Monday, November 06, 2006

A revelation



I found out yesterday (err, Sunday. Since I haven't slept yet, it is still Monday even though the calendar insists it is Tuesday. I digress) that I was named for somebody. I knew that I was almost named for my Granddad, but since he loathed his given names he refused to let my parents put that name on me. But Dad told me yesterday that my middle name is from a cousin of Grandma's who died in the Pacific theatre of World War II.

I am named for someone even though our names are not actually spelled alike. Dearing (pronounced "Daring" by Grandma) Pritchard had volunteered in the army even before Pearl Harbor and died in a POW camp after the fall of the Philippines. There is a page devoted to him in the family history book (he is a son of Harv if you are wanting to look him up).
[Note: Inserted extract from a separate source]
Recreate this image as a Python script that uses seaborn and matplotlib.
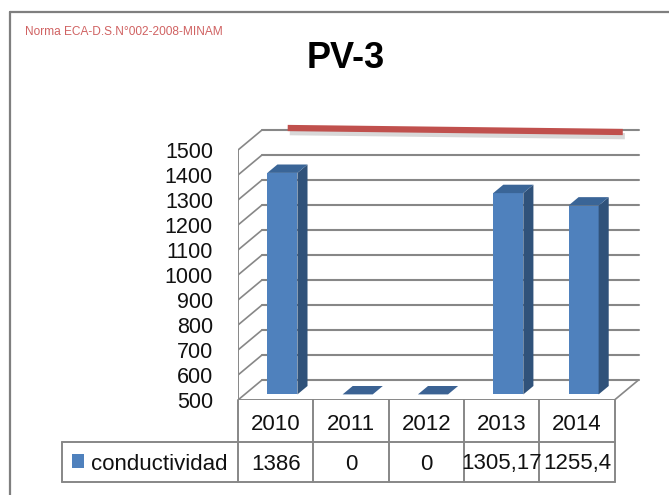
import numpy as np
import pandas as pd
import matplotlib
matplotlib.use("Agg")
import matplotlib.pyplot as plt
import matplotlib.patheffects as pe
from matplotlib.patches import Polygon, Rectangle
from matplotlib.lines import Line2D
import seaborn as sns

# ---- data ----
years = ["2010", "2011", "2012", "2013", "2014"]
conductividad = [1386, 0, 0, 1305.17, 1255.4]
series_name = "conductividad"
norma_limite = 1500
title = "PV-3"
note = "Norma ECA-D.S.N°002-2008-MINAM"
y_ticks = [500, 600, 700, 800, 900, 1000, 1100, 1200, 1300, 1400, 1500]

sns.set_style("white")
plt.rcParams["font.family"] = ["Liberation Sans", "DejaVu Sans"]

W, H = 669, 495
fig = plt.figure(figsize=(W / 100, H / 100), dpi=100)

# geometry (pixels)
X0 = 238.0          # px of category -0.5
CW = 75.3           # px per category
Y500 = 400.0        # px of value 500
PXV = 0.25          # px per unit
XR = 648.0
YT = Y500 - 1200 * PXV

ax = fig.add_axes([X0 / W, (H - Y500) / H, (XR - X0) / W, (Y500 - YT) / H])
ax.set_xlim(-0.5, -0.5 + (XR - X0) / CW)
ax.set_ylim(500, 1700)

DX = 24 / CW        # wall depth in category units
DY = 20 / PXV       # wall depth in value units
wall = "#878787"
ymin = y_ticks[0]
ymax = y_ticks[-1]
n = len(years)

# back wall gridlines + left wall diagonals
for v in y_ticks:
    ax.add_line(Line2D([-0.5 + DX, n - 0.5 + DX], [v + DY, v + DY], color=wall, lw=1.5, zorder=1))
    ax.add_line(Line2D([-0.5, -0.5 + DX], [v, v + DY], color=wall, lw=1.2, zorder=1))
# left front axis line
ax.add_line(Line2D([-0.5, -0.5], [ymin, ymax], color=wall, lw=1.4, zorder=1))
# floor front edge & right diagonal
ax.add_line(Line2D([-0.5, n - 0.5], [ymin, ymin], color=wall, lw=1.4, zorder=1))
ax.add_line(Line2D([n - 0.5, n - 0.5 + DX], [ymin, ymin + DY], color=wall, lw=1.2, zorder=1))

# bars
df = pd.DataFrame({"year": years, "valor": conductividad})
sns.barplot(data=df, x="year", y="valor", color="#4F81BD", width=0.4,
            saturation=1, ax=ax, zorder=3, edgecolor="none")
ax.set_xlim(-0.5, -0.5 + (XR - X0) / CW)
ax.set_ylim(500, 1700)

f = 0.28            # bar position inside the depth
bdx, bdy = 0.42 * DX, 0.42 * DY
for p, v in zip(ax.patches, conductividad):
    x0 = p.get_x() + f * DX
    w = p.get_width()
    y0 = ymin + f * DY
    hgt = max(v - ymin, 0)
    p.set_x(x0)
    p.set_y(y0)
    p.set_height(hgt)
    y1 = y0 + hgt
    x1 = x0 + w
    if hgt > 0:
        ax.add_patch(Polygon([(x1, y0), (x1 + bdx, y0 + bdy), (x1 + bdx, y1 + bdy), (x1, y1)],
                             closed=True, facecolor="#30527A", edgecolor="none", zorder=3))
        topc = "#3A6597"
    else:
        topc = "#3B6293"
    ax.add_patch(Polygon([(x0, y1), (x1, y1), (x1 + bdx, y1 + bdy), (x0 + bdx, y1 + bdy)],
                         closed=True, facecolor=topc, edgecolor="none", zorder=3))

# norma line (red ribbon near the back wall)
pos = np.arange(n)
ax.plot([pos[0] + 0.16, pos[-1] + 0.61], [norma_limite + DY + 8, norma_limite + DY - 8],
        color="#C0504D", lw=4.5, solid_capstyle="butt", zorder=4,
        path_effects=[pe.SimpleLineShadow(offset=(1.5, -3), shadow_color="gray", alpha=0.3),
                      pe.Normal()])

ax.set_yticks(y_ticks)
ax.set_yticklabels([str(t) for t in y_ticks], fontsize=15.5, color="#111111")
ax.tick_params(axis="y", length=0, pad=18)
ax.set_xticks([])
ax.set_xlabel("")
ax.set_ylabel("")
for s in ax.spines.values():
    s.set_visible(False)
ax.patch.set_alpha(0)

# data table
TL = 62.0
TB = 482.0
tax = fig.add_axes([TL / W, (H - TB) / H, (XR - TL) / W, (TB - Y500) / H])
tax.set_xlim(-0.5 - (X0 - TL) / CW, -0.5 + (XR - X0) / CW)
tax.set_ylim(2.05, 0)
tax.axis("off")
xl = -0.5 - (X0 - TL) / CW
for k in range(n + 1):
    tax.add_line(Line2D([k - 0.5, k - 0.5], [0, 2.05], color=wall, lw=1.4, clip_on=False))
tax.add_line(Line2D([xl, xl], [1.05, 2.05], color=wall, lw=1.4, clip_on=False))
for yy in (1.05, 2.05):
    tax.add_line(Line2D([xl, n - 0.5], [yy, yy], color=wall, lw=1.4, clip_on=False))

def fmt(v):
    return f"{v:g}".replace(".", ",")

for i, (yr, v) in enumerate(zip(years, conductividad)):
    tax.text(i, 0.62, yr, ha="center", va="center", fontsize=16, color="#111111")
    tax.text(i, 1.6, fmt(v), ha="center", va="center", fontsize=16, color="#111111")

tax.add_patch(Rectangle((xl + 10 / CW, 1.35), 12 / CW, 0.36, facecolor="#4F81BD",
                        edgecolor="none", clip_on=False))
tax.text(xl + 29 / CW, 1.6, series_name, ha="left", va="center", fontsize=16, color="#111111")

# title and note
fig.text(346 / W, 1 - 58 / H, title, ha="center", va="center", fontsize=26,
         fontweight="bold", color="black")
fig.text(25 / W, 1 - 32 / H, note, ha="left", va="center", fontsize=8.6, color="#D06262")

# outer border (left and top)
fig.add_artist(Line2D([10 / W, 10 / W], [0, 1 - 12 / H], color="#7F7F7F", lw=1.6))
fig.add_artist(Line2D([10 / W, 1], [1 - 12 / H, 1 - 12 / H], color="#7F7F7F", lw=1.6))

fig.savefig("out.png", dpi=100)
The astounding part is that I didn't know this (or had completely forgotten). I just assumed that both of my given names were from the baby book or something. No idea that there was a family connection until Dad mentioned it while we were talking about something else, perhaps onhow my middle name was spelled (I don't remember how we got on the subject). Dad said that he had to guess about the spelling on Dearing's name, thus the difference between his and my name.
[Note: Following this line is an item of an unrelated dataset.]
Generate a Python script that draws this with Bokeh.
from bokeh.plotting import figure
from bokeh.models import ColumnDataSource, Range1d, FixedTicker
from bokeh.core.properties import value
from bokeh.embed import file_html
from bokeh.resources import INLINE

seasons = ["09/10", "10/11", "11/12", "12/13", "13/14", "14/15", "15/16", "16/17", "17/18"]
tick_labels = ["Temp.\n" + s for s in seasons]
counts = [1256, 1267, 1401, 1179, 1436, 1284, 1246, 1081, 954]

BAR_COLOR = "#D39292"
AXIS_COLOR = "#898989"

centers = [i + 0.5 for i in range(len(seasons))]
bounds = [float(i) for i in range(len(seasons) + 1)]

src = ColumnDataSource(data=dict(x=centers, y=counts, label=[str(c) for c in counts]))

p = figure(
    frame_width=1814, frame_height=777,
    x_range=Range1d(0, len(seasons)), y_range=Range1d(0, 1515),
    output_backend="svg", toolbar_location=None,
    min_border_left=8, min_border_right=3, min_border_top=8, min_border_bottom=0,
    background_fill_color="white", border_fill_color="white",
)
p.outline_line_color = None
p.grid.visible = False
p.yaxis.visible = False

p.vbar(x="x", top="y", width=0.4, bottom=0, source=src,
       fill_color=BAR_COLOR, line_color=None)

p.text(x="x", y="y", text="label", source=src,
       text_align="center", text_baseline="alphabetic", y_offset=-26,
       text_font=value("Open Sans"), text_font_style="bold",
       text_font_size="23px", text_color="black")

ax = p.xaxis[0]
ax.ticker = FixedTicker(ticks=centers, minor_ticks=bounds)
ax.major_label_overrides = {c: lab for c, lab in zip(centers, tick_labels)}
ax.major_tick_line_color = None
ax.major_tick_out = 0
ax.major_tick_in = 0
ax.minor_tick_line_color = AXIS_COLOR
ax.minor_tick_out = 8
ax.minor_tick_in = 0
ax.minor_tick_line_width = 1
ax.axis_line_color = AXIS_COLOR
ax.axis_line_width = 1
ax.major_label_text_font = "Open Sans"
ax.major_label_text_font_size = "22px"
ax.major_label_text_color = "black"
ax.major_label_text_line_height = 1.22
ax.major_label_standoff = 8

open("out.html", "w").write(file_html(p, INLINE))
I now have new respect for my middle name. I had started a rumor more than once that my middle name was something else (something that sounded more believable coming from Arkansas. The trick of a good lie is how close to the truth it can be and still be believable. Not that I wanted to sound more like I was from Arkansas, just that I could not avoid that connection, having Arkansas license plates. Not that I make it a practice to lie. I just didn't want people to know my middle name who would then want to say it all the time, so I purposefully let them guess wrong and say it was correct, then when they proved my suspicion correct that they were going to use it all the time, I would tell them that it was not my true middle name, making them feel even more foolish and giving them no grounds to argue that I should tell them my actual middle name when they had already proved that they could not be trusted to stay quiet about it. One of them insisted on using my phony middle name anyways because she liked calling me by first and middle, and a wrong middle name was better than none at all). But now I have reason to be proud of my middle name, it means more to me now. Thanks Dad for sharing that history. Thanks Dearing for representing our country and family well.

God bless,

Bradley Dearing (don't look too bad, does it?)

2 Comments:

At 00:09, Blogger Duane said...

Wow that was an interesting story! Kind of puts a different perspective on things.

 
At 20:09, Anonymous Anonymous said...

Actually I always thought your middle name was Darin. Oops.